Oxford resident and Harlem native Gerald Yearwood, senior administrative director in the office of diversity affairs, said summer is his favorite time of year, because it gives him time to travel, reflect and enjoy life. He says his background as a college basketball player and high school basketball coach inspires his work in higher education because it taught him how to mentor young people.

Q: What is your daily routine with the division?
A: I usually begin my day by returning emails and calls. I follow that with a general overview of what meetings or appointments I may have with students - both current and prospective, along with individual sessions that focus on student apathy, financial aid, social and cultural interactions. I attend meetings where I represent my office. I coordinate our general staff meetings once a month and meet individually with members of my staff bi-weekly.

Q: What makes you want to come to work every day?
A: Students. They’re the future of our country and it’s an honor to have the ability to share my experiences with them, to help them grow and develop in a period of four to five years. And the beauty is first, you see them in their undergraduate experiences and then you see them in their professional lives. It’s alarming how far they’ve grown.

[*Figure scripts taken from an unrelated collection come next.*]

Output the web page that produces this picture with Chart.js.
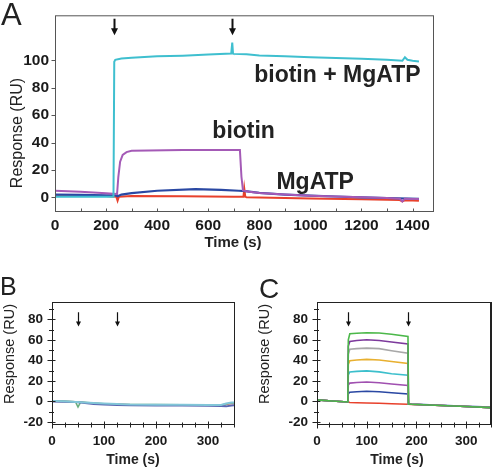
<!DOCTYPE html>
<html>
<head>
<meta charset="utf-8">
<script src="https://cdn.jsdelivr.net/npm/chart.js@4.4.0/dist/chart.umd.min.js"></script>
<style>
body{margin:0;background:#fff}
#wrap{position:relative;width:500px;height:468px;overflow:hidden;background:#fff}
canvas{position:absolute}
</style>
</head>
<body>
<div id="wrap">
<canvas id="ca" width="500" height="260" style="left:0;top:0"></canvas>
<canvas id="cb" width="250" height="198" style="left:0;top:270px"></canvas>
<canvas id="cc" width="250" height="198" style="left:250px;top:270px"></canvas>
</div>
<script>
// panel A : full traces, 4 runs
const t_cyan_a = [0,100,200,229,232,236,260,300,400,500,600,690,694,697,700,750,800,900,1000,1100,1200,1300,1360,1370,1380,1400,1425]
const cyan_a   = [0.5,0.5,0.5,0.5,99,100.5,101.5,102,103,103.5,104.3,105,113,105,104.8,104.5,103.6,103,102.4,101.8,101.2,100.5,99.8,102.4,100.5,99.8,99.3]
const t_purple_a = [0,100,200,243,248,255,265,280,300,500,700,724,730,736,760,800,900,1000,1100,1200,1300,1350,1360,1370,1400,1425]
const purple_a   = [4.8,4,3,2.4,15,26,31,33,34,34.5,34.5,34.5,15,5,4,3.2,2,1.2,0.6,0,-0.5,-1,-3,-1,-1.2,-1.2]
const t_blue_a = [0,100,200,235,245,260,300,400,550,650,720,745,800,900,1000,1100,1200,1300,1425]
const blue_a   = [2,1.8,1.5,1.5,0.8,2,3,4.8,6,5.5,4.8,4.5,3.2,2,1.2,0.6,0,-0.5,-1.2]
const t_red_a = [0,100,200,240,245,250,300,500,700,738,741,745,750,800,1000,1200,1350,1360,1370,1400,1425]
const red_a   = [1,1,1,0.5,-2.5,0.5,1,0.8,0.5,0.5,6.5,0.5,0,-0.2,-0.8,-1.5,-2,-3,-2.2,-2.4,-2.6]
const inject_a = [231, 694]
const notes_a = ['biotin + MgATP', 'biotin', 'MgATP']

// panel B : no binding
const t_b = [0,20,45,50,55,80,100,125,150,200,250,300,325,335,345,350]
const cyan_b  = [0.5,0.3,-0.5,-0.5,-0.7,-1.5,-2,-2.6,-3,-3.2,-3.3,-3.4,-3.5,-2,-1,-1]
const blue_b  = [0,-0.2,-0.6,-0.8,-1,-2.5,-3,-3.5,-3.8,-4,-4,-4.1,-4.5,-4.8,-4,-3.8]
const green_b = [0.6,0.4,-0.3,-5.5,-0.6,-1.5,-2.3,-2.8,-3,-3.1,-3.2,-3.3,-3.4,-2.5,-1.5,-1.5]
const red_b   = [0.2,0,-0.4,-0.6,-0.8,-1.8,-2.4,-2.2,-3.2,-3.4,-3.5,-3.6,-3.8,-3,-2,-2]
const inject_b = [50, 125]

// panel C : concentration series
const t_c = [0,30,62,63,66,80,100,125,150,183,184,190,250,300,350]
const green_c  = [1.5,0.5,-0.5,60,66,66.5,67,66.8,65.5,63.5,-2.5,-2.8,-4,-5,-6]
const violet_c = [1.5,0.5,-0.5,54,58.5,59.5,60.2,59.5,58,56,-2.5,-2.8,-4,-5,-6]
const gray_c   = [1.5,0.5,-0.5,46,51,51.5,52,51.5,49.5,47,-2.5,-2.8,-4,-5,-6]
const orange_c = [1.5,0.5,-0.5,36,39.7,40.5,41,40.5,39,37,-2.5,-2.8,-4,-5,-6]
const cyan_c   = [1.5,0.5,-0.5,26,28.8,29.3,29.8,28.8,27,25.5,-2.5,-2.8,-4,-5,-6]
const purple_c = [1.5,0.5,-0.5,16,17.9,18.5,18.9,18.3,17,15.6,-2.5,-2.8,-4,-5,-6]
const blue_c   = [1.5,0.5,-0.5,7.5,9,9.5,10,9.5,8.5,7.3,-2.2,-2.5,-3.7,-4.8,-5.5]
const red_c    = [1.5,0.5,-0.5,-0.6,-1,-1.2,-1.5,-1.8,-2.2,-2.8,-2.8,-3,-4,-5,-6]
const inject_c = [62.5, 183.5]

const font_family = '"Liberation Sans", Arial, Helvetica, sans-serif'

function pts(xs, ys){ return xs.map((x,i) => ({x: x, y: ys[i]})) }

function line_set(xs, ys, color, width){
  return {data: pts(xs, ys), borderColor: color, borderWidth: width, pointRadius: 0, tension: 0, fill: false}
}

function seg(ctx, x1, y1, x2, y2){
  ctx.beginPath(); ctx.moveTo(x1, y1); ctx.lineTo(x2, y2); ctx.stroke()
}

function panel_plugin(cfg){
  return {
    id: 'panel_' + cfg.letter,
    afterDatasetsDraw(chart){
      const ctx = chart.ctx, a = chart.chartArea, sx = chart.scales.x, sy = chart.scales.y
      ctx.save()
      ctx.strokeStyle = cfg.axis_color
      ctx.lineWidth = 1
      ctx.strokeRect(a.left + .5, a.top + .5, a.right - a.left, a.bottom - a.top)
      if (cfg.right_edge) { ctx.lineWidth = cfg.right_edge; seg(ctx, a.right, a.top, a.right, a.bottom + 1); ctx.lineWidth = 1 }
      for (const t of sy.ticks){
        const p = Math.round(sy.getPixelForValue(t.value)) + .5
        const [o, i] = t.value % cfg.y_major === 0 ? cfg.y_tick[0] : cfg.y_tick[1]
        seg(ctx, a.left + .5 - o, p, a.left + .5 + i, p)
      }
      for (const t of sx.ticks){
        const p = Math.round(sx.getPixelForValue(t.value)) + .5
        const [o, i] = t.value % cfg.x_major === 0 ? cfg.x_tick[0] : cfg.x_tick[1]
        seg(ctx, p, a.bottom + .5 + o, p, a.bottom + .5 - i)
      }
      // injection arrows
      ctx.strokeStyle = ctx.fillStyle = '#111'
      ctx.lineWidth = cfg.arrow_width
      for (const v of cfg.arrows){
        const px = Math.round(sx.getPixelForValue(v)) + .5
        const top = sy.getPixelForValue(cfg.arrow_span[0]), bot = sy.getPixelForValue(cfg.arrow_span[1])
        const h = cfg.arrow_head
        seg(ctx, px, top, px, bot - h + 1)
        ctx.beginPath(); ctx.moveTo(px - h * .5, bot - h); ctx.lineTo(px + h * .5, bot - h); ctx.lineTo(px, bot); ctx.closePath(); ctx.fill()
      }
      // trace labels
      ctx.fillStyle = '#222'
      ctx.textAlign = 'left'; ctx.textBaseline = 'alphabetic'
      for (const n of cfg.notes){
        ctx.font = 'bold ' + n.size + 'px ' + font_family
        ctx.fillText(n.text, sx.getPixelForValue(n.x), sy.getPixelForValue(n.y))
      }
      // panel letter
      ctx.font = cfg.letter_size + 'px ' + font_family
      ctx.fillText(cfg.letter, cfg.letter_at[0], cfg.letter_at[1])
      // axis titles
      ctx.textAlign = 'center'; ctx.textBaseline = 'middle'
      ctx.font = 'bold ' + cfg.xtitle_size + 'px ' + font_family
      ctx.fillText('Time (s)', cfg.xtitle_at[0], cfg.xtitle_at[1])
      ctx.translate(cfg.ytitle_at[0], cfg.ytitle_at[1])
      ctx.rotate(-Math.PI / 2)
      ctx.font = cfg.ytitle_size + 'px ' + font_family
      ctx.fillText('Response (RU)', 0, 0)
      ctx.restore()
    }
  }
}

function make_chart(id, datasets, sc, cfg){
  return new Chart(document.getElementById(id), {
    type: 'line',
    data: {datasets: datasets},
    options: {
      responsive: false,
      animation: false,
      events: [],
      layout: {padding: sc.padding},
      plugins: {legend: {display: false}, tooltip: {enabled: false}},
      scales: {
        x: {
          type: 'linear', min: sc.x_min, max: sc.x_max,
          afterFit: s => { s.height = sc.x_height },
          grid: {display: false, drawTicks: false},
          border: {display: false},
          ticks: {stepSize: sc.x_step, autoSkip: false, maxRotation: 0, includeBounds: false, padding: sc.x_pad, color: '#1a1a1a',
                  font: {family: font_family, size: sc.tick_size, weight: 'bold'},
                  callback: v => v % cfg.x_major === 0 ? v : ''}
        },
        y: {
          type: 'linear', min: sc.y_min, max: sc.y_max,
          afterFit: s => { s.width = sc.y_width },
          afterBuildTicks: s => { s.ticks = s.ticks.filter(t => t.value <= sc.y_top_tick) },
          grid: {display: false, drawTicks: false},
          border: {display: false},
          ticks: {stepSize: sc.y_step, autoSkip: false, includeBounds: false, padding: sc.y_pad, color: '#1a1a1a',
                  font: {family: font_family, size: sc.tick_size, weight: 'bold'},
                  callback: v => v % cfg.y_major === 0 ? v : ''}
        }
      }
    },
    plugins: [panel_plugin(cfg)]
  })
}

make_chart('ca', [
  line_set(t_cyan_a, cyan_a, '#3fbfcf', 2),
  line_set(t_purple_a, purple_a, '#a45ab6', 2),
  line_set(t_blue_a, blue_a, '#2a48a3', 2.2),
  line_set(t_red_a, red_a, '#e8412c', 2)
], {
  padding: {left: 0, top: 9, right: 67, bottom: 0},
  x_min: 0, x_max: 1480, x_step: 100, x_height: 49, x_pad: 5,
  y_min: -10, y_max: 133, y_step: 20, y_width: 55, y_pad: 6, y_top_tick: 100,
  tick_size: 15.5
}, {
  letter: 'A', letter_size: 31, letter_at: [1, 25],
  axis_color: '#555', x_major: 200, y_major: 20,
  y_tick: [[4, 0], [4, 0]], x_tick: [[0, 3], [0, 3]],
  arrows: inject_a, arrow_span: [130.5, 118.5], arrow_width: 2, arrow_head: 7,
  notes: [
    {text: notes_a[0], x: 780, y: 84, size: 23},
    {text: notes_a[1], x: 616, y: 43, size: 23},
    {text: notes_a[2], x: 867, y: 6.2, size: 23}
  ],
  xtitle_at: [233, 243], xtitle_size: 15,
  ytitle_at: [18, 133], ytitle_size: 16
})

make_chart('cb', [
  line_set(t_b, cyan_b, '#82c6d8', 2),
  line_set(t_b, blue_b, '#5a66b0', 2),
  line_set(t_b, green_b, '#6cb080', 1.6),
  line_set(t_b, red_b, '#e07060', 1.5)
], {
  padding: {left: 0, top: 32, right: 16, bottom: 0},
  x_min: 0, x_max: 350, x_step: 25, x_height: 44, x_pad: 9,
  y_min: -22, y_max: 97, y_step: 10, y_width: 52, y_pad: 9, y_top_tick: 90,
  tick_size: 13.5
}, {
  letter: 'B', letter_size: 25, letter_at: [0, 25],
  axis_color: '#222', x_major: 100, y_major: 20,
  y_tick: [[5, 3], [3.5, 1.5]], x_tick: [[4, 3], [3, 2]],
  arrows: inject_b, arrow_span: [87, 73], arrow_width: 1.2, arrow_head: 5,
  notes: [],
  xtitle_at: [133, 190], xtitle_size: 14,
  ytitle_at: [10, 84], ytitle_size: 14.5
})

make_chart('cc', [
  line_set(t_c, green_c, '#4cb84a', 1.6),
  line_set(t_c, violet_c, '#7d3a9c', 1.6),
  line_set(t_c, gray_c, '#a8a8a8', 1.6),
  line_set(t_c, orange_c, '#e8b030', 1.6),
  line_set(t_c, cyan_c, '#3cbfcc', 1.6),
  line_set(t_c, purple_c, '#a050b0', 1.6),
  line_set(t_c, blue_c, '#2a48a3', 1.6),
  line_set(t_c, red_c, '#e8412c', 1.6)
], {
  padding: {left: 0, top: 32, right: 1, bottom: 0},
  x_min: 0, x_max: 350, x_step: 25, x_height: 44, x_pad: 9,
  y_min: -22, y_max: 97, y_step: 10, y_width: 67, y_pad: 9, y_top_tick: 90,
  tick_size: 13.5
}, {
  letter: 'C', letter_size: 28, letter_at: [9, 28],
  axis_color: '#222', x_major: 100, y_major: 20, right_edge: 2,
  y_tick: [[5, 3], [3.5, 1.5]], x_tick: [[4, 3], [3, 2]],
  arrows: inject_c, arrow_span: [87, 73], arrow_width: 1.2, arrow_head: 5,
  notes: [],
  xtitle_at: [147, 190], xtitle_size: 14,
  ytitle_at: [15, 84], ytitle_size: 14.5
})
</script>
</body>
</html>
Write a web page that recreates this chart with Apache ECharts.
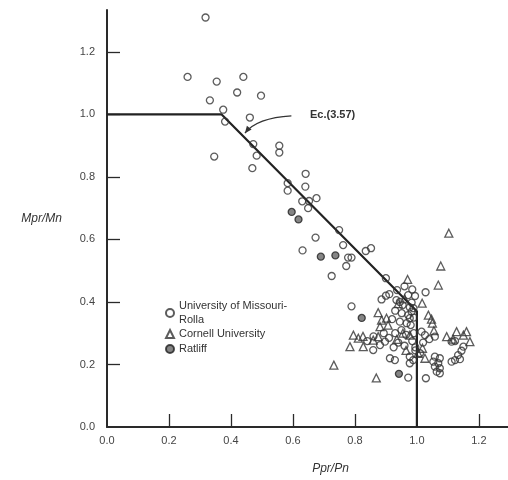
<!DOCTYPE html>
<html>
<head>
<meta charset="utf-8">
<script src="https://cdn.jsdelivr.net/npm/echarts@6/dist/echarts.min.js"></script>
<style>
html,body{margin:0;padding:0;background:#fff;}
#chart{width:508px;height:480px;}
</style>
</head>
<body>
<div id="chart"></div>
<script>
// ---- data ----
const xTickLabels = [0.0, 0.2, 0.4, 0.6, 0.8, 1.0, 1.2];
const yTickLabels = [0.0, 0.2, 0.4, 0.6, 0.8, 1.0, 1.2];
const xTickMarks = [0.2, 0.4, 0.6, 0.8, 1.2];
const yTickMarks = [0.2, 0.4, 0.6, 0.8, 1.0, 1.2];

const eqX = [0.0, 0.37, 1.0, 1.0];
const eqY = [1.0, 1.0, 0.37, 0.0];

const rollaPoints = [
  [0.318,1.31],[0.26,1.12],[0.354,1.105],[0.44,1.12],[0.42,1.07],[0.497,1.06],[0.332,1.045],[0.375,1.015],
  [0.381,0.977],[0.461,0.99],[0.346,0.865],[0.472,0.905],[0.483,0.868],[0.469,0.828],
  [0.556,0.90],[0.556,0.878],[0.641,0.81],[0.583,0.78],[0.583,0.756],[0.64,0.769],[0.63,0.722],[0.652,0.723],
  [0.676,0.732],[0.649,0.70],[0.749,0.63],[0.673,0.606],[0.762,0.582],[0.631,0.565],[0.778,0.542],[0.789,0.542],
  [0.772,0.515],[0.835,0.563],[0.852,0.572],[0.725,0.483],[0.789,0.386],
  [0.90,0.476],[0.936,0.438],[0.886,0.408],[0.90,0.42],[0.911,0.425],[0.934,0.406],[0.945,0.40],[0.972,0.422],
  [0.994,0.419],[0.983,0.398],[0.954,0.39],[0.977,0.383],[1.028,0.431],[0.96,0.45],[0.985,0.44],
  [0.951,0.364],[0.972,0.358],[0.983,0.369],[0.93,0.372],[0.945,0.337],[0.967,0.332],[0.977,0.348],[0.98,0.326],
  [0.92,0.345],[0.99,0.35],[0.989,0.38],
  [1.015,0.305],[1.026,0.294],[1.04,0.281],[1.058,0.289],[0.93,0.30],[0.95,0.31],[0.965,0.295],[0.99,0.30],
  [0.893,0.30],[0.86,0.29],[0.84,0.275],[0.91,0.285],
  [0.859,0.246],[0.881,0.262],[0.897,0.273],[0.94,0.27],[0.96,0.26],[0.985,0.275],[0.995,0.255],[1.02,0.27],[0.925,0.255],
  [0.913,0.22],[0.929,0.214],[0.977,0.225],[0.988,0.214],[0.977,0.204],[1.01,0.236],[0.995,0.245],
  [1.058,0.225],[1.074,0.22],[1.053,0.209],[1.069,0.204],[1.058,0.193],[1.074,0.188],[1.064,0.177],[1.074,0.172],
  [1.112,0.273],[1.123,0.275],[1.15,0.257],[1.144,0.244],[1.133,0.23],[1.123,0.214],[1.112,0.209],[1.139,0.217],
  [0.972,0.158],[1.029,0.156]
];

const cornellPoints = [
  [1.103,0.62],[1.077,0.515],[1.069,0.454],[0.97,0.472],[1.017,0.396],[1.037,0.358],[1.047,0.345],[1.05,0.332],[1.055,0.308],
  [1.096,0.289],[1.117,0.281],[1.128,0.305],[1.15,0.294],[1.16,0.305],[1.171,0.273],[1.018,0.252],[1.026,0.22],[1.004,0.236],
  [0.732,0.198],[0.869,0.157],
  [0.875,0.366],[0.902,0.348],[0.886,0.342],[0.881,0.321],[0.907,0.326],
  [0.795,0.294],[0.811,0.284],[0.784,0.257],[0.827,0.257],[0.859,0.278],[0.875,0.289],[0.826,0.29],
  [0.977,0.294],[0.955,0.30],[0.935,0.28],[0.965,0.245],[0.94,0.395],[0.96,0.41]
];

const ratliffPoints = [
  [0.596,0.688],[0.618,0.664],[0.69,0.545],[0.737,0.549],[0.822,0.349],[0.942,0.17]
];

const seriesNames = ['University of Missouri-\nRolla', 'Cornell University', 'Ratliff'];
const eqLabel = 'Ec.(3.57)';
// annotation anchor points (data coords)
const eqLabelAt = [0.655, 0.995];
const arrowFrom = [0.595, 0.995];
const arrowTo = [0.445, 0.94];

// ---- chart ----
const FONT = 'Liberation Sans, Arial, Helvetica, sans-serif';
const INK = '#2a2a2a';
const chart = echarts.init(document.getElementById('chart'), null, {renderer: 'canvas'});

const legendBase = {
  orient: 'vertical', left: 160, itemGap: 0, itemWidth: 8, itemHeight: 8,
  textStyle: {fontFamily: FONT, fontSize: 11, color: '#333', lineHeight: 14}
};

const option = {
  backgroundColor: '#ffffff',
  animation: false,
  grid: {left: 107, right: 0, top: 10, bottom: 53, containLabel: false},
  xAxis: {
    type: 'value', min: 0, max: 1.294,
    name: 'Ppr/Pn', nameLocation: 'middle', nameGap: 36,
    nameTextStyle: {fontFamily: FONT, fontStyle: 'italic', fontSize: 12, color: '#333', padding: [0,0,0,46]},
    axisLine: {show: true, lineStyle: {color: INK, width: 2}},
    axisTick: {show: true, inside: true, length: 13, lineStyle: {color: INK, width: 1.3}, customValues: xTickMarks},
    axisLabel: {show: true, margin: 8, fontFamily: FONT, fontSize: 11, color: '#444',
      customValues: xTickLabels, formatter: v => v.toFixed(1)},
    splitLine: {show: false}
  },
  yAxis: {
    type: 'value', min: 0, max: 1.334,
    name: 'Mpr/Mn', nameLocation: 'middle', nameGap: 45, nameRotate: 0,
    nameTextStyle: {fontFamily: FONT, fontStyle: 'italic', fontSize: 12, color: '#333', align: 'right'},
    axisLine: {show: true, lineStyle: {color: INK, width: 2}},
    axisTick: {show: true, inside: true, length: 13, lineStyle: {color: INK, width: 1.3}, customValues: yTickMarks},
    axisLabel: {show: true, margin: 12, fontFamily: FONT, fontSize: 11, color: '#444',
      customValues: yTickLabels, formatter: v => v.toFixed(1)},
    splitLine: {show: false}
  },
  legend: [
    Object.assign({}, legendBase, {top: 287,
      data: [{name: seriesNames[0], textStyle: {padding: [14,0,0,0], lineHeight: 14}}]}),
    Object.assign({}, legendBase, {top: 322, data: [{name: seriesNames[1]}]}),
    Object.assign({}, legendBase, {top: 337, data: [{name: seriesNames[2]}]})
  ],
  series: [
    {
      type: 'line', name: 'eq', data: eqX.map((x, i) => [x, eqY[i]]),
      showSymbol: false, symbol: 'none', z: 1,
      lineStyle: {color: '#222', width: 2.2}, silent: true
    },
    {
      type: 'scatter', name: seriesNames[0], data: rollaPoints, symbol: 'circle', symbolSize: 7, z: 3,
      itemStyle: {color: 'rgba(255,255,255,0)', borderColor: '#333', borderWidth: 1.3}
    },
    {
      type: 'scatter', name: seriesNames[1], data: cornellPoints, symbol: 'triangle', symbolSize: 8, z: 3,
      itemStyle: {color: 'rgba(255,255,255,0)', borderColor: '#333', borderWidth: 1.3}
    },
    {
      type: 'scatter', name: seriesNames[2], data: ratliffPoints, symbol: 'circle', symbolSize: 7, z: 4,
      itemStyle: {color: '#666', borderColor: '#222', borderWidth: 1.3}
    }
  ]
};
chart.setOption(option);

// annotation placed from data coordinates
const p = v => chart.convertToPixel({gridIndex: 0}, v);
const lab = p(eqLabelAt), a0 = p(arrowFrom), a1 = p(arrowTo);
const ctrl = [a1[0] + 12, a0[1] + 2];
const dx = a1[0] - ctrl[0], dy = a1[1] - ctrl[1];
const len = Math.hypot(dx, dy), ux = dx / len, uy = dy / len;
const hl = 7, hw = 3;
const head = [
  [a1[0], a1[1]],
  [a1[0] - ux * hl - uy * hw, a1[1] - uy * hl + ux * hw],
  [a1[0] - ux * hl + uy * hw, a1[1] - uy * hl - ux * hw]
];
chart.setOption({
  graphic: [
    {type: 'text', left: lab[0], top: lab[1] - 7, z: 10,
      style: {text: eqLabel, font: 'bold 11px ' + FONT, fill: '#333'}},
    {type: 'bezierCurve', z: 10,
      shape: {x1: a0[0], y1: a0[1], x2: a1[0], y2: a1[1], cpx1: ctrl[0], cpy1: ctrl[1]},
      style: {stroke: '#333', lineWidth: 1.2, fill: null}},
    {type: 'polygon', z: 10, shape: {points: head}, style: {fill: '#333'}}
  ]
});
</script>
</body>
</html>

Q: What are your goals while in this position?
A: I have many goals, however, my primary goal is to make sure the office of diversity affairs is meeting the needs of all students who use our services. I also want the entire student affairs staff to continue to achieve the goals we set in place addressing issues of cultural awareness, inclusion, difference, sexual orientation, gender and race.

Q: What do the students teach you?
A: First and foremost, they teach me how to understand the different situations they experience on a daily basis, number two, to be a good listener, and number three, to operate as a surrogate parent when the time calls for you to take on such a role.

Q: You have a pretty interesting background. What were you doing before you came to Miami?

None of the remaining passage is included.